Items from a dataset
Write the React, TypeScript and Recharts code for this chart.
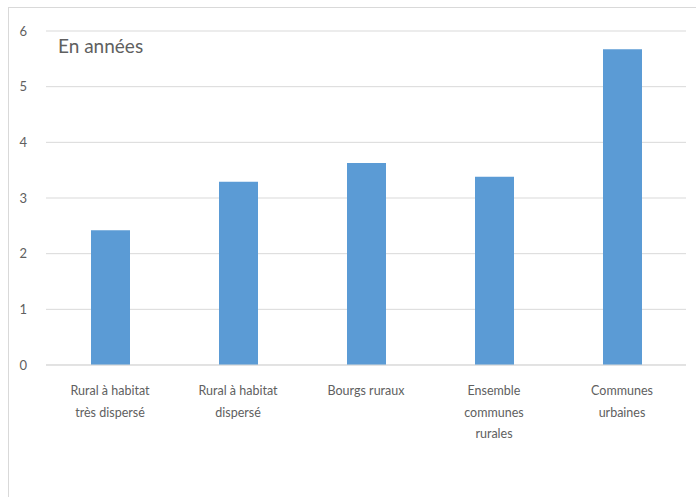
import { BarChart, Bar, XAxis, YAxis, CartesianGrid } from "recharts";

const categories = [
  "Rural à habitat\ntrès dispersé",
  "Rural à habitat\ndispersé",
  "Bourgs ruraux",
  "Ensemble\ncommunes\nrurales",
  "Communes\nurbaines",
];
const values = [2.42, 3.29, 3.63, 3.38, 5.67];
const yTicks = [0, 1, 2, 3, 4, 5, 6];
const unitLabel = "En années";

const FONT = "Lato, 'Open Sans', sans-serif";
const TEXT = "#606060";

const data = categories.map((c, i) => ({ cat: c, v: values[i] }));

function XTick(props: any) {
  const { x, y, payload } = props;
  const lines = String(payload.value).split("\n");
  return (
    <text x={x} y={y + 22} textAnchor="middle" fill={TEXT} fontSize={12.5} fontFamily={FONT}>
      {lines.map((l, i) => (
        <tspan key={i} x={x} dy={i === 0 ? 0 : 21.5}>
          {l}
        </tspan>
      ))}
    </text>
  );
}

function YTick(props: any) {
  const { y, payload } = props;
  return (
    <text x={27} y={y + 4.5} textAnchor="end" fill={TEXT} fontSize={13} fontFamily={FONT}>
      {payload.value}
    </text>
  );
}

export default function App() {
  return (
    <div style={{ position: "absolute", left: 0, top: 0, width: 696, height: 497, background: "#fff", overflow: "hidden" }}>
      <div style={{ position: "absolute", left: 8, top: 7, width: 720, height: 520, border: "1px solid #d9d9d9" }} />
      <div style={{ position: "absolute", left: 0, top: 0 }}>
        <BarChart width={696} height={497} data={data} margin={{ top: 31, right: 10, left: 0, bottom: 0 }}>
          <CartesianGrid vertical={false} stroke="#d9d9d9" />
          <XAxis
            dataKey="cat"
            height={132}
            axisLine={{ stroke: "#d9d9d9" }}
            tickLine={false}
            tick={<XTick />}
            interval={0}
          />
          <YAxis
            width={46}
            domain={[0, 6]}
            ticks={yTicks}
            axisLine={false}
            tickLine={false}
            tick={<YTick />}
          />
          <Bar dataKey="v" fill="#5b9bd5" barSize={39} isAnimationActive={false} />
        </BarChart>
      </div>
      <div style={{ position: "absolute", left: 58, top: 34, fontFamily: FONT, fontSize: 19, color: TEXT, lineHeight: "24px" }}>
        {unitLabel}
      </div>
    </div>
  );
}
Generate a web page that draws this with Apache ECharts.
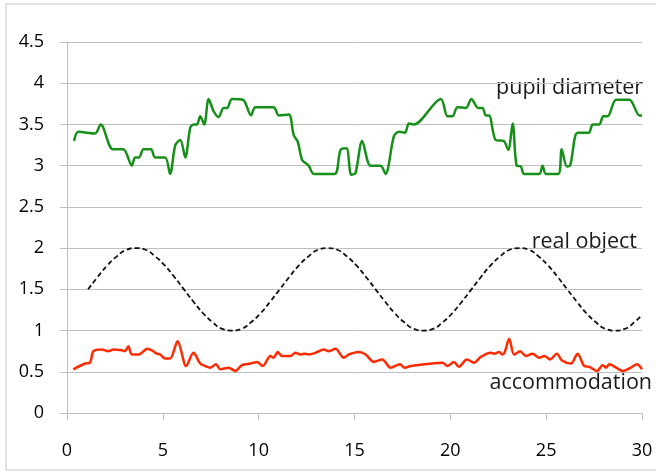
<!DOCTYPE html>
<html>
<head>
<meta charset="utf-8">
<title>pupil / accommodation</title>
<script src="https://cdn.jsdelivr.net/npm/echarts@6/dist/echarts.min.js"></script>
<style>
  html, body, #container { width: 100%; height: 100%; margin: 0; padding: 0; background: #fff; }
</style>
</head>
<body>
<div id="container"></div>
<script>
// pupil diameter (green)
var pupilX = [0.37,0.59,1.46,1.76,2.39,2.94,3.38,3.55,3.76,3.99,4.38,4.60,5.12,5.38,5.65,5.91,6.17,6.43,6.60,6.78,6.95,7.16,7.39,7.65,7.91,8.17,8.35,8.61,9.18,9.60,9.83,10.78,11.05,11.57,11.83,12.04,12.27,12.61,12.88,13.96,14.27,14.58,14.83,15.05,15.40,15.84,16.36,16.62,17.06,17.32,17.63,17.84,18.10,19.50,19.85,20.11,20.37,20.81,21.10,21.45,21.68,21.85,22.02,22.37,22.78,23.02,23.25,23.46,23.68,23.85,24.64,24.81,24.99,25.63,25.81,26.08,26.26,26.64,27.22,27.43,27.77,27.98,28.21,28.65,29.34,29.86,30.0];
var pupilY = [3.30,3.41,3.39,3.50,3.20,3.20,3.00,3.10,3.10,3.20,3.20,3.10,3.10,2.90,3.25,3.31,3.10,3.46,3.50,3.50,3.60,3.50,3.81,3.66,3.59,3.70,3.70,3.81,3.80,3.61,3.71,3.71,3.61,3.62,3.37,3.29,3.07,3.00,2.90,2.90,3.19,3.21,2.89,2.91,3.30,3.00,3.00,2.90,3.36,3.41,3.40,3.51,3.50,3.81,3.60,3.60,3.71,3.70,3.81,3.70,3.70,3.61,3.61,3.31,3.30,3.19,3.51,3.00,2.99,2.90,2.90,3.00,2.90,2.90,3.20,2.99,3.01,3.40,3.40,3.50,3.50,3.60,3.60,3.80,3.80,3.61,3.61];

// real object (black dashed)
var objX = [1.1,1.6,2.1,2.6,3.1,3.6,4.1,4.6,5.1,5.6,6.1,6.6,7.1,7.6,8.1,8.6,9.1,9.6,10.1,10.6,11.1,11.6,12.1,12.6,13.1,13.6,14.1,14.6,15.1,15.6,16.1,16.6,17.1,17.6,18.1,18.6,19.1,19.6,20.1,20.6,21.1,21.6,22.1,22.6,23.1,23.6,24.1,24.6,25.1,25.6,26.1,26.6,27.1,27.6,28.1,28.6,29.1,29.6,30.0];
var objY = [1.50,1.65,1.79,1.90,1.98,2.00,1.98,1.90,1.79,1.65,1.50,1.35,1.21,1.10,1.02,1.00,1.02,1.10,1.21,1.35,1.50,1.65,1.79,1.90,1.98,2.00,1.98,1.90,1.79,1.65,1.50,1.35,1.21,1.10,1.02,1.00,1.02,1.10,1.21,1.35,1.50,1.65,1.79,1.90,1.98,2.00,1.98,1.90,1.79,1.65,1.50,1.35,1.21,1.10,1.02,1.00,1.02,1.10,1.19];

// accommodation (red)
var accX = [0.33,0.94,1.20,1.38,1.81,2.16,2.42,2.86,3.03,3.20,3.38,3.73,4.20,4.43,4.69,4.86,5.12,5.38,5.77,6.22,6.60,6.95,7.21,7.48,7.77,8.00,8.43,8.78,9.13,9.57,9.92,10.21,10.61,10.78,10.99,11.22,11.66,11.92,12.18,12.44,12.61,12.96,13.40,13.66,14.01,14.44,14.70,15.23,15.58,16.01,16.45,16.88,17.37,17.62,17.93,19.59,19.85,20.19,20.45,20.86,21.24,21.59,22.11,22.29,22.55,22.72,22.84,23.07,23.33,23.64,23.94,24.29,24.64,24.90,25.21,25.56,25.81,26.29,26.64,26.99,27.25,27.65,27.95,28.12,28.30,28.65,29.00,29.34,29.74,30.0];
var accY = [0.53,0.60,0.61,0.75,0.77,0.75,0.77,0.76,0.75,0.81,0.71,0.71,0.78,0.76,0.72,0.71,0.66,0.66,0.87,0.57,0.73,0.60,0.57,0.55,0.59,0.53,0.55,0.51,0.58,0.60,0.62,0.57,0.69,0.67,0.74,0.69,0.69,0.73,0.71,0.72,0.71,0.73,0.77,0.75,0.78,0.67,0.71,0.74,0.71,0.62,0.65,0.55,0.59,0.55,0.57,0.61,0.57,0.62,0.56,0.65,0.61,0.68,0.73,0.72,0.74,0.71,0.74,0.90,0.71,0.75,0.69,0.72,0.67,0.69,0.65,0.72,0.64,0.60,0.72,0.57,0.56,0.51,0.58,0.55,0.59,0.55,0.51,0.54,0.59,0.53];

var xTicks = [0, 5, 10, 15, 20, 25, 30];
var yTicks = [0, 0.5, 1, 1.5, 2, 2.5, 3, 3.5, 4, 4.5];

function pairs(xs, ys) {
  var out = [];
  for (var i = 0; i < xs.length; i++) out.push([xs[i], ys[i]]);
  return out;
}

var font = "'Open Sans', 'Noto Sans CJK JP', sans-serif";
var gray = '#bfbfbf';

var chart = echarts.init(document.getElementById('container'));
chart.setOption({
  animation: false,
  backgroundColor: '#fff',
  grid: { left: 67, right: 14, top: 42, bottom: 59 },
  xAxis: {
    type: 'value', min: xTicks[0], max: xTicks[xTicks.length - 1], interval: 5,
    axisLine: { show: true, lineStyle: { color: gray, width: 1 } },
    axisTick: { show: true, inside: false, length: 7, lineStyle: { color: gray } },
    axisLabel: { color: '#000', fontSize: 18, fontFamily: font, margin: 29 },
    splitLine: { show: false }
  },
  yAxis: {
    type: 'value', min: yTicks[0], max: yTicks[yTicks.length - 1], interval: 0.5,
    axisLine: { show: true, lineStyle: { color: gray, width: 1 } },
    axisTick: { show: true, inside: false, length: 7, lineStyle: { color: gray } },
    axisLabel: { color: '#000', fontSize: 18, fontFamily: font, margin: 23 },
    splitLine: { show: true, lineStyle: { color: gray, width: 1 } }
  },
  series: [
    {
      name: 'pupil diameter', type: 'line', data: pairs(pupilX, pupilY),
      smooth: 0.3, showSymbol: false,
      lineStyle: { color: '#17901a', width: 2.5 }
    },
    {
      name: 'real object', type: 'line', data: pairs(objX, objY),
      smooth: true, showSymbol: false,
      lineStyle: { color: '#111', width: 1.8, type: [5, 3] }
    },
    {
      name: 'accommodation', type: 'line', data: pairs(accX, accY),
      smooth: 0.3, showSymbol: false,
      lineStyle: { color: '#ff2a00', width: 2.5 }
    }
  ],
  graphic: [
    { type: 'rect', shape: { x: 6, y: 4, width: 700, height: 466 }, silent: true, z: -1,
      style: { fill: null, stroke: '#d9d9d9', lineWidth: 1.5 } },
    { type: 'text', x: 643, y: 88, style: { text: 'pupil diameter', align: 'right', verticalAlign: 'middle', fontSize: 21.5, fontFamily: font, fill: '#1a1a1a' } },
    { type: 'text', x: 637, y: 242, style: { text: 'real object', align: 'right', verticalAlign: 'middle', fontSize: 21.5, fontFamily: font, fill: '#1a1a1a' } },
    { type: 'text', x: 652, y: 383, style: { text: 'accommodation', align: 'right', verticalAlign: 'middle', fontSize: 21.5, fontFamily: font, fill: '#1a1a1a' } }
  ]
});
</script>
</body>
</html>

# Direction
Go from the first line of the data above to the line containing "XAxis, YAxis, CartesianGrid" and retype exactly those lines, both included, but none of the pictures.

# Expected answer
Write the React, TypeScript and Recharts code for this chart.
import { BarChart, Bar, XAxis, YAxis, CartesianGrid } from "recharts";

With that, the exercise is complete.